Having played shoulder to shoulder alongside C Olin Kreutz for the previous seven years, Bears ex-guard and current Kreutz replacement Roberto Garza has mixed emotions about Sunday's game.
"I want to see him do well," Garza said. "He was what the Chicago Bears stand for, for many, many years and will always be a Chicago Bear.
So it will be strange to see him out there. We're going there to win, and he's trying to win. Seeing Kreutz in gold and that No. 50 has been odd."
The long-time teammates have texted occasionally since Kreutz left for the Big Easy, but there's been no trash talk. There isn't much Kreutz doesn't know about how the Bears' defense operates, but that doesn't guarantee success for the Saints on Sunday.
"Obviously, he knows everything we're doing," Garza said. "There aren't many changes from last year. He'll be able to help them, but it comes down to us going out there and getting the job done. We still have to block people, we have to know who to block and go out there and get it done."
--C/G Chris Spencer and G/C Edwin Williams practiced with the first team to fill in for RG Lance Louis, who is out with a sprained ankle and questionable for Sunday.
Spencer filled in last week when Louis went out in the second quarter, even though he's played most of his career at center. Roberto Garza remained at his new center position, even though most of his career has been spent at right guard.
But Garza's move to center has been a rousing success so far. QB Jay Cutler is comfortable with him and, as an 11-year veteran, Garza is more qualified than anyone else to make the blocking calls for the entire line, the duty of the center.
"The most pleasing thing, and something that came into play with my decision, was the fact that Roberto had no mental errors, and he called a really good game," offensive line coach Mike Tice said. "In our system, the center makes all the calls. So he has to call a good game.

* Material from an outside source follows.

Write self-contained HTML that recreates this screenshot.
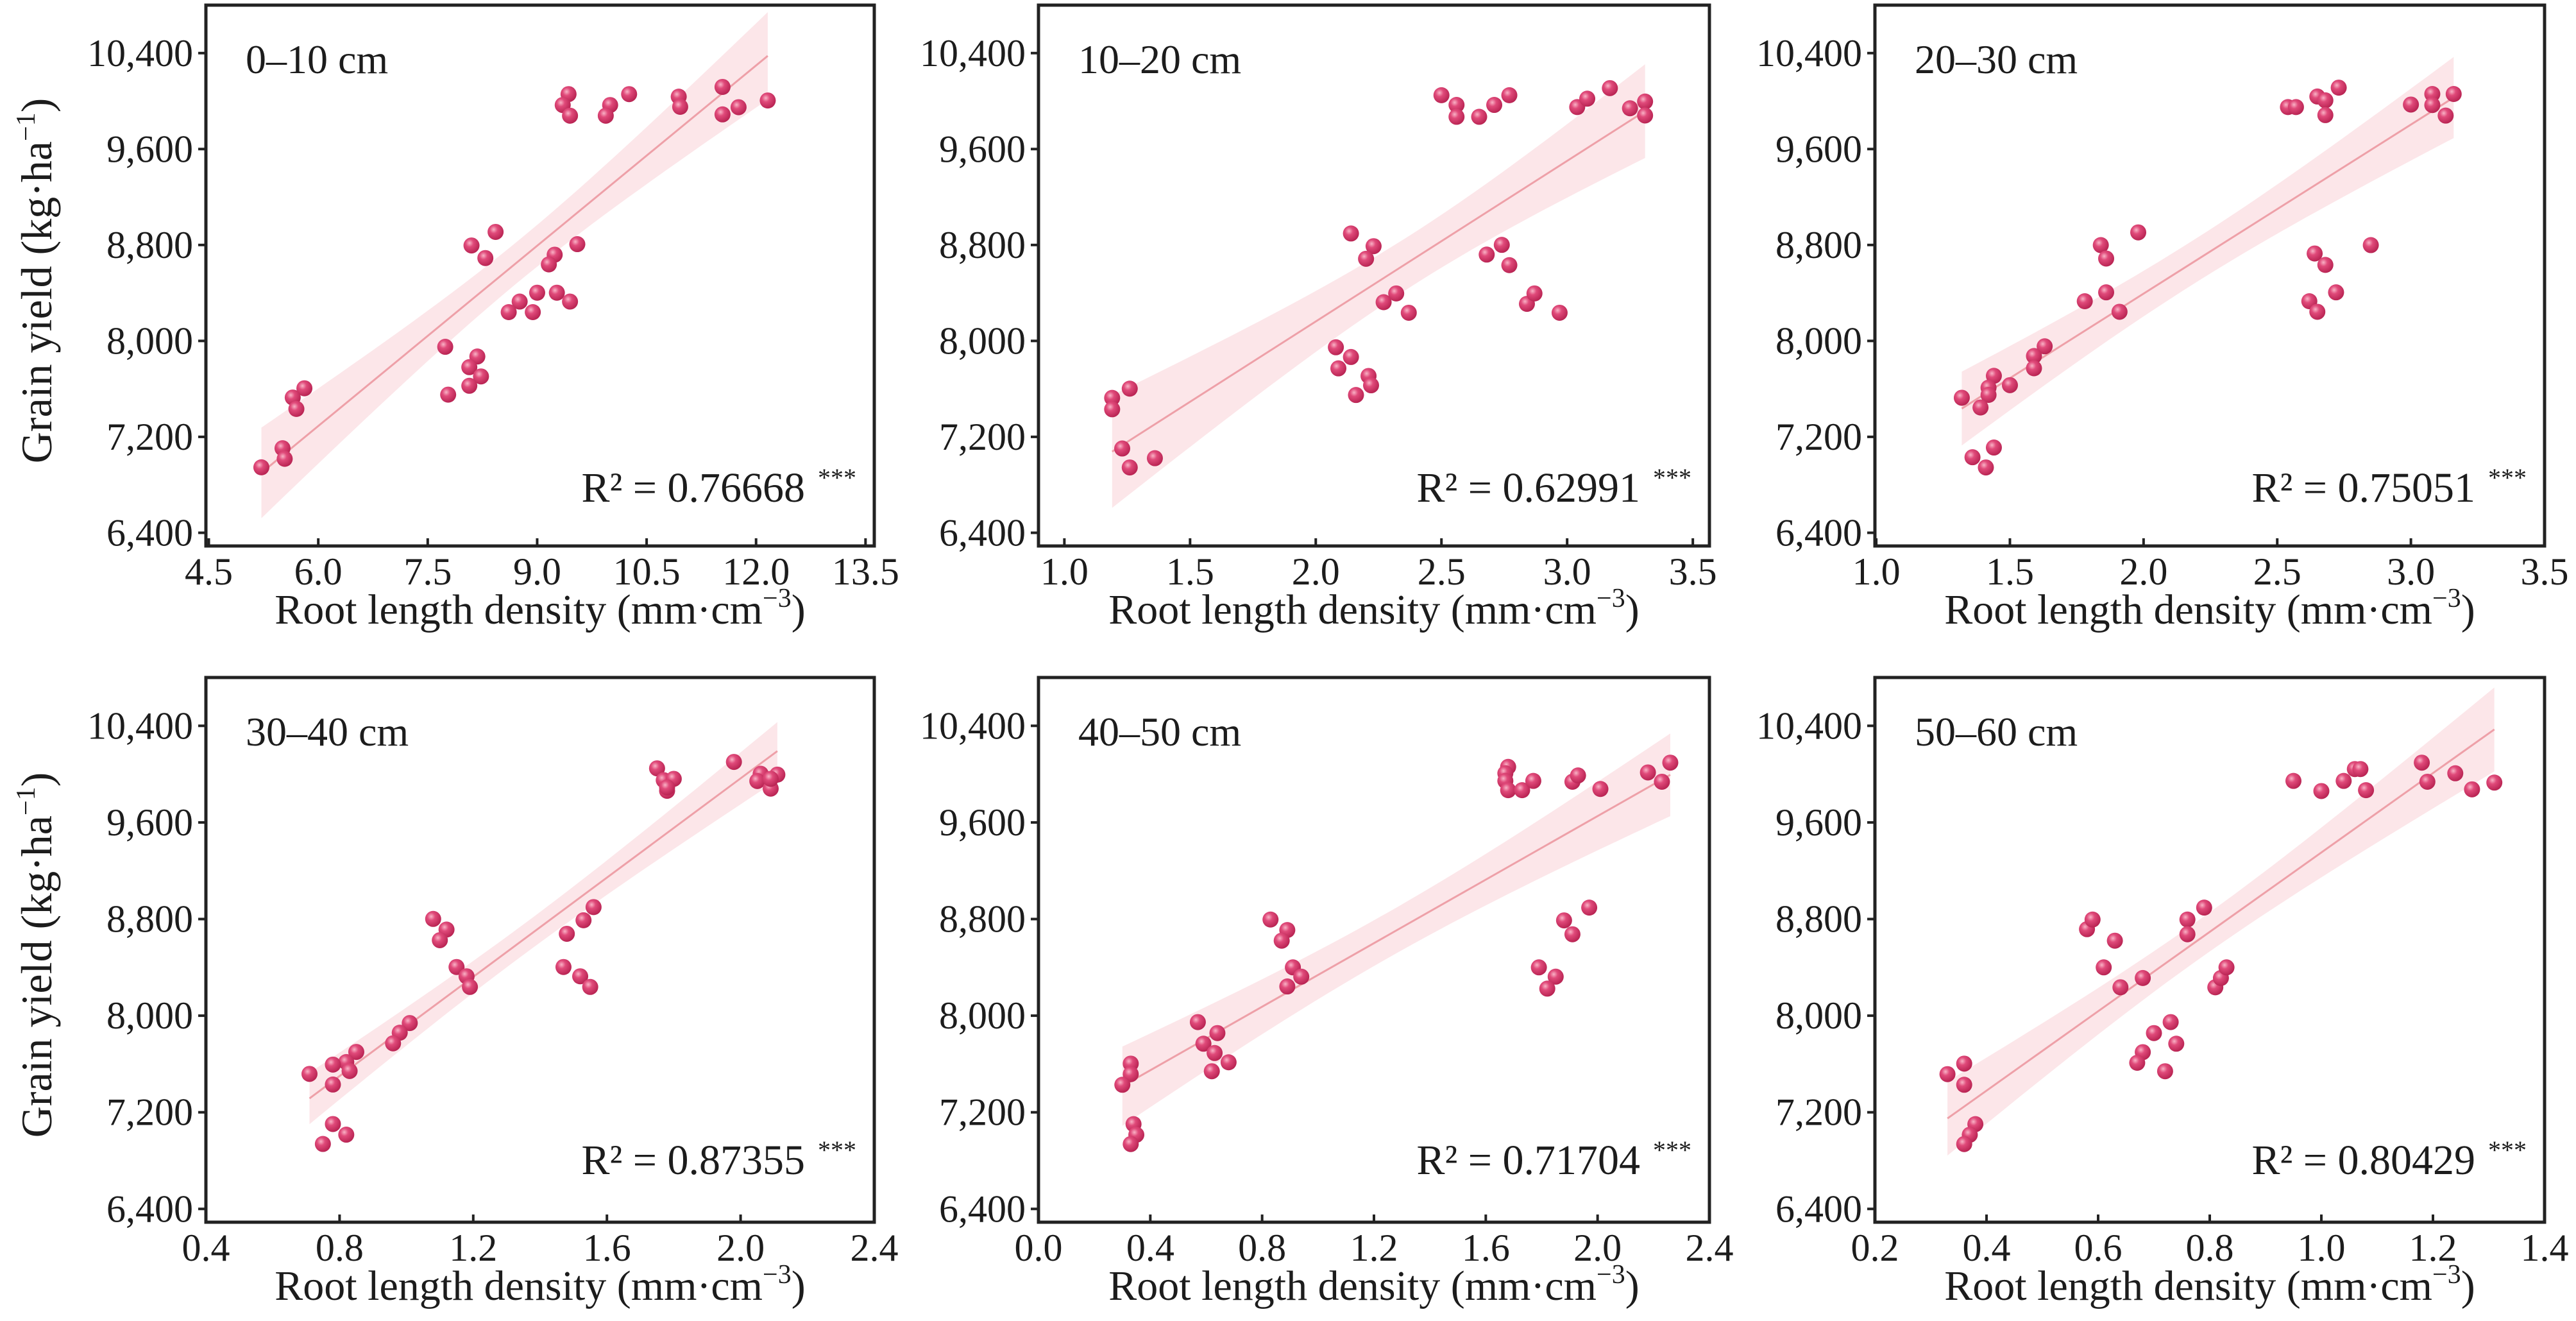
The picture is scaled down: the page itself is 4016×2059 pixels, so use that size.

"I thought he directed traffic pretty well out there. We changed a couple things up last week in identification, and that happened early in the game, and he nailed it. At that point I felt like he was going to be OK because that gives you great confidence."
--CB Charles Tillman forced the 25th fumble of his career in the first quarter, although it seems as if he's got twice that many, maybe because 17 of them came in the previous four years.
"He's unbelievable," linebacker Brian Urlacher said. "He does it five times a day in practice. He doesn't even hit the ball hard. It's like he barely hits it and the ball comes out. I don't know how he does it. Maybe he has great hand-eye coordination, but he gets to the right spot on the ball every time and it pops out."
Since Tillman entered the league in 2003, no cornerback has forced as many fumbles as he has. Coach Lovie Smith says Tillman is the best he's seen at that phase of the game.
"As a staff, you learn so much from your players, and we've been with Charles now for eight years of seeing him do it," Smith said. "We preach it. Every coach in the league knows how to teach taking the ball away. But to see a guy do it over and over, it just says an awful lot about him."
BY THE NUMBERS: 34 -- Number of combined wins last season by the Bears' first three opponents: the Falcons (13-3), Saints (11-5) and Packers (10-6). All three opponents made the 2010 playoffs.
QUOTE TO NOTE: "Good hot dogs. No. You don't want to write that. It's quiet. You have a chance to take notes and sort through things. You're quicker with the calls. I hadn't been up there for a long time but it's good. I like it." -- Bears offensive coordinator Mike Martz on what it's like calling plays from upstairs rather than on the sidelines.